Literally laying all the blame at the feet of British mismanagement is a pretty extreme take.

[–] Objection@lemmy.ml 2 points 2 months ago (1 children)

So now we've veered into full-blown Malthusianism. You can't treat human populations the way you treat animal populations. More humans means more people working and growing food, whereas animals simply graze or hunt on preexisting resources. Malthusian claims have been thoroughly debunked repeatedly throughout history, and have never been backed by any sort of evidence whatsoever.

Again, if you choose to reject history and evidence in favor of knee jerk defending colonialism and using long discredited theories, then I don't really see what I can do here. You are simply wrong and in contradiction of scholarly work on the subject.

[–] Wrench@lemmy.world 0 points 2 months ago (1 children)

Rofl. That's rich coming from someone making wild claims, whose only citation was one sentence from a Churchill hit piece that contained zero justification for their assertion that Churchill was somehow responsible for India's famines. You then deflect with "read this persons work you ignorant simpleton" without any relevant citations.

Sure buddy. You can keep raging against this machine of yours, I've wasted enough of my Friday trying to reason with a dramatic husky.

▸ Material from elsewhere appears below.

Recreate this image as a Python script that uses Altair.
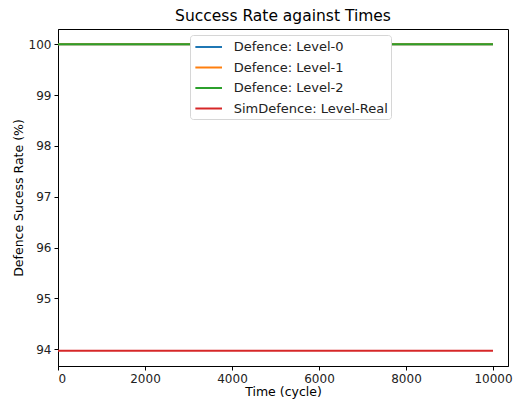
import altair as alt
import pandas as pd

series = ["Defence: Level-0", "Defence: Level-1", "Defence: Level-2", "SimDefence: Level-Real"]
colors = ["#1f77b4", "#ff7f0e", "#2ca02c", "#d62728"]
times = [0, 10000]
rates = {
    "Defence: Level-0": [100.0, 100.0],
    "Defence: Level-1": [100.0, 100.0],
    "Defence: Level-2": [100.0, 100.0],
    "SimDefence: Level-Real": [93.97, 93.97],
}
x_ticks = [0, 2000, 4000, 6000, 8000, 10000]
y_ticks = [94, 95, 96, 97, 98, 99, 100]

rows = []
for i, s in enumerate(series):
    for t, v in zip(times, rates[s]):
        rows.append({"time": t, "rate": v, "series": s, "order": i})
df = pd.DataFrame(rows)

FONT = "DejaVu Sans"

chart = alt.Chart(df).mark_line(strokeWidth=1.8).encode(
    x=alt.X("time:Q", title="Time (cycle)",
            scale=alt.Scale(domain=[0, 10345], nice=False, zero=False),
            axis=alt.Axis(values=x_ticks, format="d", grid=False)),
    y=alt.Y("rate:Q", title="Defence Sucess Rate (%)",
            scale=alt.Scale(domain=[93.67, 100.30], nice=False, zero=False),
            axis=alt.Axis(values=y_ticks, format="d", grid=False)),
    color=alt.Color("series:N", sort=series,
                    scale=alt.Scale(domain=series, range=colors),
                    legend=alt.Legend(title=None, orient="none", legendX=132, legendY=6,
                                      symbolType="M-0.83,0H2.5", symbolSize=256,
                                      symbolStrokeWidth=2,
                                      labelFont=FONT, labelFontSize=13, labelColor="#222",
                                      rowPadding=4.5, padding=3, labelOffset=22.7,
                                      fillColor="white", strokeColor="#d6d6d6",
                                      cornerRadius=3)),
    detail="series:N",
    order="order:Q",
).properties(
    width=450, height=337,
    title=alt.TitleParams("Success Rate against Times", font=FONT, fontSize=15.5,
                          fontWeight="normal", color="#000", offset=5),
    autosize=alt.AutoSizeParams(type="none"),
    padding={"left": 50, "top": 21, "right": 5, "bottom": 35},
).configure_view(
    stroke="#000", strokeWidth=1
).configure_axis(
    domainColor="#000", tickColor="#000", tickSize=4,
    labelFont=FONT, labelFontSize=12, labelColor="#222",
    titleFont=FONT, titleFontSize=12.5, titleFontWeight="normal", titleColor="#000",
    labelPadding=3,
).configure_axisY(titlePadding=3).configure_axisX(titlePadding=1)

chart.save("out.html", embed_options={"renderer": "svg", "actions": False})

[–] Objection@lemmy.ml 2 points 2 months ago

I haven't made any wild claims at all and the claims I have made I've backed up with scholarly works, but go off I guess.

[–] Objection@lemmy.ml 1 points 2 months ago

This article provides some quotes that certainly seem to indicate that malice played a role, or at best callous indifference.

[–] ClassStruggle@lemmy.ml -1 points 2 months ago (1 children)

Expanding colonialism is always malice

[–] Plavatos@sh.itjust.works 2 points 2 months ago

FWIW I didn't down vote you, but I don't think all malice is equal. Driving with a heart condition or narcolepsy and killing someone isn't the same as driving through a crowd to get revenge.